DATA FOR THIS TASK
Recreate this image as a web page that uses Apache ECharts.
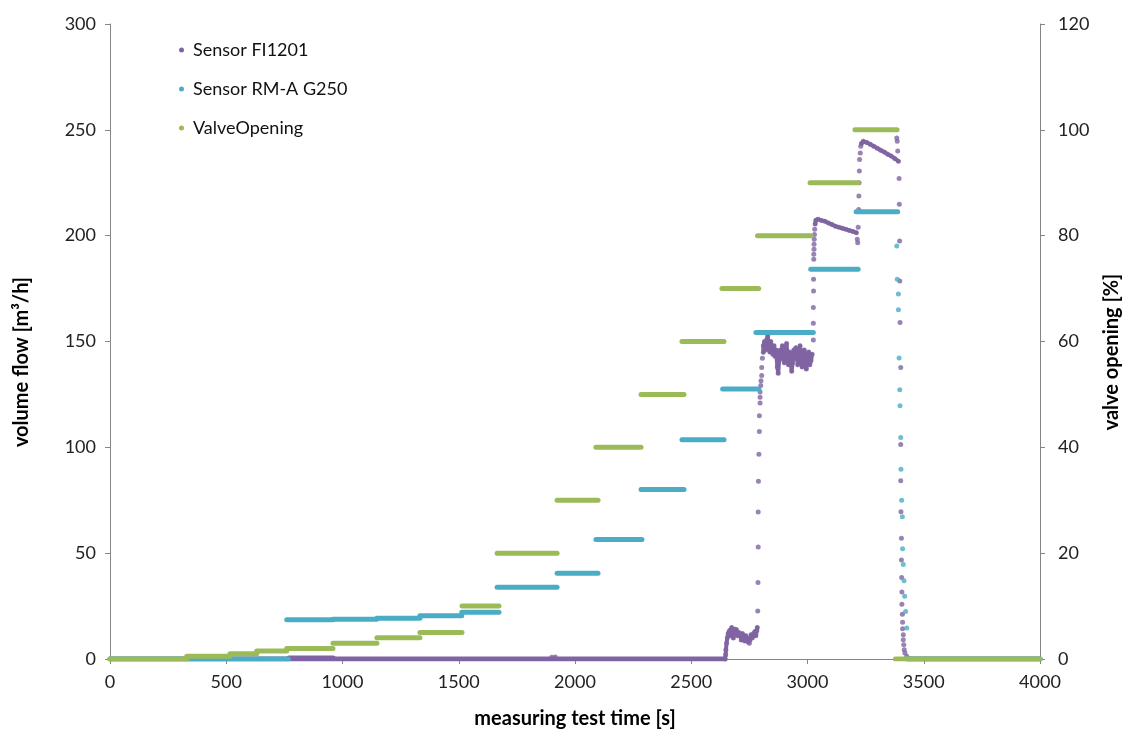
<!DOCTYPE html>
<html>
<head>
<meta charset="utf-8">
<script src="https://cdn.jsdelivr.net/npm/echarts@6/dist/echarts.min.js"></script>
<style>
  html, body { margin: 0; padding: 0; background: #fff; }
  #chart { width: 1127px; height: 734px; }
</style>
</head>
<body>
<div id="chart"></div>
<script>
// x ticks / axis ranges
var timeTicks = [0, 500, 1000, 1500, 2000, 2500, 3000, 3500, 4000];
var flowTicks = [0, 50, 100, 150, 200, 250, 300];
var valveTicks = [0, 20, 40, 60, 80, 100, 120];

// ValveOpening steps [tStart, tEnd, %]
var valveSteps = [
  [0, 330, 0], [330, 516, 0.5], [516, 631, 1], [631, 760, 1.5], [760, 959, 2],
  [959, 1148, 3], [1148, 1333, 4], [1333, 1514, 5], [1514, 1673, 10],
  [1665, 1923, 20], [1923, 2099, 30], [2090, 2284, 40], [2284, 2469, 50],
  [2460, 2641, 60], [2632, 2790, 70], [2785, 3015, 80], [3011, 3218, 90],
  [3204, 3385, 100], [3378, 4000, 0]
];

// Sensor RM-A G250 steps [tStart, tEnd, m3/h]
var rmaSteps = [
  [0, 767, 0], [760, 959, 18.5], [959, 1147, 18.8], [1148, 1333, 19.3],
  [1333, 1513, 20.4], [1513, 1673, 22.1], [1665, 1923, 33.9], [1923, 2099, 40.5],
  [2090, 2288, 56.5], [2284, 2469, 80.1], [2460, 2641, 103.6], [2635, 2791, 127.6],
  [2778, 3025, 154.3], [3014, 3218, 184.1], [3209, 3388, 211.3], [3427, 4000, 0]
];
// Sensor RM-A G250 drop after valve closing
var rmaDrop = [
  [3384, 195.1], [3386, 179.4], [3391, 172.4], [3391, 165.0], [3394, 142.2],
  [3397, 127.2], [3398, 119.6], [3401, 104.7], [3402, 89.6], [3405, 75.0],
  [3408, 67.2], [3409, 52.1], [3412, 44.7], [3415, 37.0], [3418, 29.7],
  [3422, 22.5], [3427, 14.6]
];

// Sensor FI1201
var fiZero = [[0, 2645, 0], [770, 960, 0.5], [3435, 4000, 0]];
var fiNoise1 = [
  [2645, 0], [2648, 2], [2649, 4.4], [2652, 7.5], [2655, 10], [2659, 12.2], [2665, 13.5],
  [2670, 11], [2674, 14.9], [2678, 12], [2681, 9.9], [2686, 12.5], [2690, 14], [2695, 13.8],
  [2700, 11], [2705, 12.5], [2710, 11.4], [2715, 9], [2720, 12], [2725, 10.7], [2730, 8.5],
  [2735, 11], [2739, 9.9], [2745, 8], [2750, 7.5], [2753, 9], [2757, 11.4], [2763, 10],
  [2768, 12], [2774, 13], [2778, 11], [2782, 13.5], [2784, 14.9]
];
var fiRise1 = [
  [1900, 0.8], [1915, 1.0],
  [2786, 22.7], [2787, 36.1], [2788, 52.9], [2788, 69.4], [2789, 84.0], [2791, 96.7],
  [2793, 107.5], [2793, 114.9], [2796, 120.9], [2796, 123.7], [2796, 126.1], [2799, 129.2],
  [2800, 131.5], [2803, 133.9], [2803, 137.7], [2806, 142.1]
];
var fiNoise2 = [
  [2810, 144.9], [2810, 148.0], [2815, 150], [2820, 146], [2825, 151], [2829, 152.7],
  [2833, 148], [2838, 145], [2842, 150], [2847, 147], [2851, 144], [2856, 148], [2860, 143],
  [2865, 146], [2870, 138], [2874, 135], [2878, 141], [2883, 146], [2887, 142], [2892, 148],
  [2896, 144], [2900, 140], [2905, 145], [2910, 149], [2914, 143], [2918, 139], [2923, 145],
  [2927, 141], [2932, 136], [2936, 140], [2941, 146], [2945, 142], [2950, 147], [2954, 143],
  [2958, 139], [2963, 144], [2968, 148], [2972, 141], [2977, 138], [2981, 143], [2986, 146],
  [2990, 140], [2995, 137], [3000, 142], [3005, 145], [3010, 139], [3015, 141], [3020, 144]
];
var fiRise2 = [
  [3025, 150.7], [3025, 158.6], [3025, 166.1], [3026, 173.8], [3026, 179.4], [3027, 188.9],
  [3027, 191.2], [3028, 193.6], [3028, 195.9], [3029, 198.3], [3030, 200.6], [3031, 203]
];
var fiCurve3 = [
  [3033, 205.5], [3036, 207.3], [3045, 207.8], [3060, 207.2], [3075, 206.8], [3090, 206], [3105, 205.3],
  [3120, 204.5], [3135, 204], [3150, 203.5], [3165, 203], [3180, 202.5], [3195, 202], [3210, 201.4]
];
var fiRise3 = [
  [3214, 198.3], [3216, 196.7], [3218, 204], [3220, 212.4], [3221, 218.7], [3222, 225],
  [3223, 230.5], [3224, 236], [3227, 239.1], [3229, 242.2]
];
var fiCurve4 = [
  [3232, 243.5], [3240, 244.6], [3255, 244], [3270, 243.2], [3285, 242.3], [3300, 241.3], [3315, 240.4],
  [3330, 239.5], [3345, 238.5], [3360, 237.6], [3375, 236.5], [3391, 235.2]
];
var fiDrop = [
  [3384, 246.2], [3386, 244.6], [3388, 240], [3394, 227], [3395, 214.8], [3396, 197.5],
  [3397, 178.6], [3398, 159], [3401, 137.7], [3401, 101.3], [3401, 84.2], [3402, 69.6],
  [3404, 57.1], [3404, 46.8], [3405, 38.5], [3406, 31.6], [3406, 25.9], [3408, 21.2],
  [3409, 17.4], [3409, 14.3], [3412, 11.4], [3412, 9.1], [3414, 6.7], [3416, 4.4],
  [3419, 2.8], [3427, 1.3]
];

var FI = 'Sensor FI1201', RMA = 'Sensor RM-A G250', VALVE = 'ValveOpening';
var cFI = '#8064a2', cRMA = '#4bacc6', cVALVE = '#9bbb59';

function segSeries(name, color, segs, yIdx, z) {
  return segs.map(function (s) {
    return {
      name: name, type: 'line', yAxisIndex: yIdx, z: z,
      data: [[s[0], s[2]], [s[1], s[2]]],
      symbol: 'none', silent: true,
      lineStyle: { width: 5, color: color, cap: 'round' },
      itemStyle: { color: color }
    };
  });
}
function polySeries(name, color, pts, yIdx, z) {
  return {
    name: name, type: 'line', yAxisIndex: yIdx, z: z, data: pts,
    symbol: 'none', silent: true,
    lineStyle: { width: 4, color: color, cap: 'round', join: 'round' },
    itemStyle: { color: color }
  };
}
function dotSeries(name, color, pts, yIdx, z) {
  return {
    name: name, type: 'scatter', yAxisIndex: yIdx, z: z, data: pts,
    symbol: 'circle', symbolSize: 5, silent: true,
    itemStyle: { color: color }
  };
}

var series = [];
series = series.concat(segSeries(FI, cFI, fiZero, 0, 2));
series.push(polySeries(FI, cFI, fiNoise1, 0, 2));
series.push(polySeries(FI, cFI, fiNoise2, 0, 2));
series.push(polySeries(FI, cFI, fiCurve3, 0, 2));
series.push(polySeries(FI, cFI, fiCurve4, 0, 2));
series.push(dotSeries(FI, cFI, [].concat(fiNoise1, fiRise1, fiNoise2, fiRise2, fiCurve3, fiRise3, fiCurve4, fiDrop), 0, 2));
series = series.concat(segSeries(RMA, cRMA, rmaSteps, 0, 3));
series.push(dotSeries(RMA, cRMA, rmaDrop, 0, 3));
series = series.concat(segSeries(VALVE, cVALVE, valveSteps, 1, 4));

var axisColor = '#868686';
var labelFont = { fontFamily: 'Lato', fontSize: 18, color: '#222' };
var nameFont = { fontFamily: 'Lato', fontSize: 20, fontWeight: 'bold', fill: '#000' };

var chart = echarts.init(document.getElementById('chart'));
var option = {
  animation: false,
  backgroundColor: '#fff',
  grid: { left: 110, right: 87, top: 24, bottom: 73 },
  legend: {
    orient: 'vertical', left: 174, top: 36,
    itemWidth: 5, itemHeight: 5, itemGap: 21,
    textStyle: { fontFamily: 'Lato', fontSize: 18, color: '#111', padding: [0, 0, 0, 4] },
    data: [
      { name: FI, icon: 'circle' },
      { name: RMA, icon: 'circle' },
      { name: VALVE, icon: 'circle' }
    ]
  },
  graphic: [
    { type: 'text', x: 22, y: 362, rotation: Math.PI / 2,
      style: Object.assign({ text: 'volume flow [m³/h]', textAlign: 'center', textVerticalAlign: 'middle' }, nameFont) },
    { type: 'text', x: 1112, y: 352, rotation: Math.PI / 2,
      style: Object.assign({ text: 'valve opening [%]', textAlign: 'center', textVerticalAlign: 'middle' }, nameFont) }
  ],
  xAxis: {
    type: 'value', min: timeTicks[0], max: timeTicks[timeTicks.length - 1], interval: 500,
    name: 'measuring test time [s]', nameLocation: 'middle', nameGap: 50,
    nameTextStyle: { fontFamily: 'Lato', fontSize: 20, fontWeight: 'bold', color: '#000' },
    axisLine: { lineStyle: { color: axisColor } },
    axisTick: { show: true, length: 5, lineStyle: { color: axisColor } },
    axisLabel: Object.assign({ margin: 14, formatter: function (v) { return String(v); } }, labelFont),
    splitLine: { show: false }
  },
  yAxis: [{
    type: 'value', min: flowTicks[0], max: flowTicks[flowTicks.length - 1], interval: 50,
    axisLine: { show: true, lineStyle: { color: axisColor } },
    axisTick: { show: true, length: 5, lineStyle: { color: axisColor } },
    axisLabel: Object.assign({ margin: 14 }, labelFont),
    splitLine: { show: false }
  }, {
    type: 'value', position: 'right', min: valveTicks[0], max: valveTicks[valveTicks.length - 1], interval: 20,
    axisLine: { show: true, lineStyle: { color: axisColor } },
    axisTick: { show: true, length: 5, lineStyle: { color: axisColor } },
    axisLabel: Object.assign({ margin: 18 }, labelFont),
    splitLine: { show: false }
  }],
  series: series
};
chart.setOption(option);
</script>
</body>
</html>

* * *

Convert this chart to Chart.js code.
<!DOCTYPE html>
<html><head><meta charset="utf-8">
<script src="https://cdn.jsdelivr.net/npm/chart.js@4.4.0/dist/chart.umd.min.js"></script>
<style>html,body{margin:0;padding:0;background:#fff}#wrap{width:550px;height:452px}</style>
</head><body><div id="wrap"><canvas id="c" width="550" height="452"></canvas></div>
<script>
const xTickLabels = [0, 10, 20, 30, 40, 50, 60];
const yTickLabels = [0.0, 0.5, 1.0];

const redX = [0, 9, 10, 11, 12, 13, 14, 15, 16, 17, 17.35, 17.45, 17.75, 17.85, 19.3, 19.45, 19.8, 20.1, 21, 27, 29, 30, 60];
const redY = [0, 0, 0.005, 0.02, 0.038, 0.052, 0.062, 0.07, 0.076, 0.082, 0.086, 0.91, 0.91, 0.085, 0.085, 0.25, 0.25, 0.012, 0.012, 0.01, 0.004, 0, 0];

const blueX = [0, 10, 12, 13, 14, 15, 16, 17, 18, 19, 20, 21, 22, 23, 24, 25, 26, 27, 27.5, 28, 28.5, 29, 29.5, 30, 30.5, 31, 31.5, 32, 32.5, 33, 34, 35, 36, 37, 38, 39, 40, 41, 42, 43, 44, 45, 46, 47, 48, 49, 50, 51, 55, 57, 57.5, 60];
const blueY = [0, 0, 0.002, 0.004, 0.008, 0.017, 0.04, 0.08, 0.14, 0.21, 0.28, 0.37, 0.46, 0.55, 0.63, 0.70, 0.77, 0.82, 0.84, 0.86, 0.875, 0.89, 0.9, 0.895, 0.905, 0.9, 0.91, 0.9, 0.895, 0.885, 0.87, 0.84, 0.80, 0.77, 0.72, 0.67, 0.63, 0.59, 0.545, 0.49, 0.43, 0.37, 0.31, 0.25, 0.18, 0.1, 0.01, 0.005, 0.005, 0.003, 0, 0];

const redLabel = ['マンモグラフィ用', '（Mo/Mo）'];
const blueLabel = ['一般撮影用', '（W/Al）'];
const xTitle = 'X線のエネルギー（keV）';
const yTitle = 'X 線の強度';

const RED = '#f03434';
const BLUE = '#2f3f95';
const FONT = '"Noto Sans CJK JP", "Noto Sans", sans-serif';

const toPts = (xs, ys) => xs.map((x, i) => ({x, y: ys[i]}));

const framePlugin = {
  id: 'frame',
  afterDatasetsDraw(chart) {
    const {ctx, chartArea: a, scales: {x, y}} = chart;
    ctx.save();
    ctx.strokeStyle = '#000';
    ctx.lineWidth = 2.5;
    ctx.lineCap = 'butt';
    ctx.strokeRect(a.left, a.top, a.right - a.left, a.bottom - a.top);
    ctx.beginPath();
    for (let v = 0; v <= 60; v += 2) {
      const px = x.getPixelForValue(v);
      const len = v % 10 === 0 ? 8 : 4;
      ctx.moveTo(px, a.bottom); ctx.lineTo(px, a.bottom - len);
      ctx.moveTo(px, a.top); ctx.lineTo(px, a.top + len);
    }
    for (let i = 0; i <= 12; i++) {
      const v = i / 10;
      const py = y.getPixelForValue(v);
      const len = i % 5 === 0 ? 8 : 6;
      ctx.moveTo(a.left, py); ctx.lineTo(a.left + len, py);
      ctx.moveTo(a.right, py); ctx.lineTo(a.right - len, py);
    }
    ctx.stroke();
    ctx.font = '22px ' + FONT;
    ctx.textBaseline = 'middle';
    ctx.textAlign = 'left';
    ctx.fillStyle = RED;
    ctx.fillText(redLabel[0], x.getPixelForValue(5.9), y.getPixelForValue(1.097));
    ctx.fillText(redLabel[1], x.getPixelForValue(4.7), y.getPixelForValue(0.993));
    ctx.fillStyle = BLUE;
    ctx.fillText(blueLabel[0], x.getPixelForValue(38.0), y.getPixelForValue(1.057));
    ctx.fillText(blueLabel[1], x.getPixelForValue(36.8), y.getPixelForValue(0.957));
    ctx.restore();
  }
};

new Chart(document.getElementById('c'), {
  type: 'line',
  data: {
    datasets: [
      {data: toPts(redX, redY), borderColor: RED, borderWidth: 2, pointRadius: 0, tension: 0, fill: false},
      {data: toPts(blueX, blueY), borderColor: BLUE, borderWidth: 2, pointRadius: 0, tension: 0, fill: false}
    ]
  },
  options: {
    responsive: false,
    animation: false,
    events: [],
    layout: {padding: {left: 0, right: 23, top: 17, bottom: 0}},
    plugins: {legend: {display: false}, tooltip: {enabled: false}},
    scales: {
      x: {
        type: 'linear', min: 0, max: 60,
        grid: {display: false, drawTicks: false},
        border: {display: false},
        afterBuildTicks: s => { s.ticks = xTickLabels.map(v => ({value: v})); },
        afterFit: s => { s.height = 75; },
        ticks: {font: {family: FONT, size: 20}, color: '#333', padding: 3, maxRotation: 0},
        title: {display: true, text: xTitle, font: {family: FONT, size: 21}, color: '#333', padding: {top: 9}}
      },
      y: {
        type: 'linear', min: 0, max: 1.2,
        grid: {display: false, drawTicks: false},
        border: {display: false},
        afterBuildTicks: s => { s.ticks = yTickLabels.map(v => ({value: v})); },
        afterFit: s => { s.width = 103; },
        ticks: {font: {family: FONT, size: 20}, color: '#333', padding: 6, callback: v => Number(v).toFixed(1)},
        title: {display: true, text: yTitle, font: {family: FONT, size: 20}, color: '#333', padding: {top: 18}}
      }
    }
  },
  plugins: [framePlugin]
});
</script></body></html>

THE EXERCISE
Nothing but the lines from the one containing "Recreate this image" through the one containing "var valveTicks = [0, 20, 40, 60, 80, 100, 120];" should be written out, exactly and with both ends. Pictures are left out.

ANSWER
Recreate this image as a web page that uses Apache ECharts.
<!DOCTYPE html>
<html>
<head>
<meta charset="utf-8">
<script src="https://cdn.jsdelivr.net/npm/echarts@6/dist/echarts.min.js"></script>
<style>
  html, body { margin: 0; padding: 0; background: #fff; }
  #chart { width: 1127px; height: 734px; }
</style>
</head>
<body>
<div id="chart"></div>
<script>
// x ticks / axis ranges
var timeTicks = [0, 500, 1000, 1500, 2000, 2500, 3000, 3500, 4000];
var flowTicks = [0, 50, 100, 150, 200, 250, 300];
var valveTicks = [0, 20, 40, 60, 80, 100, 120];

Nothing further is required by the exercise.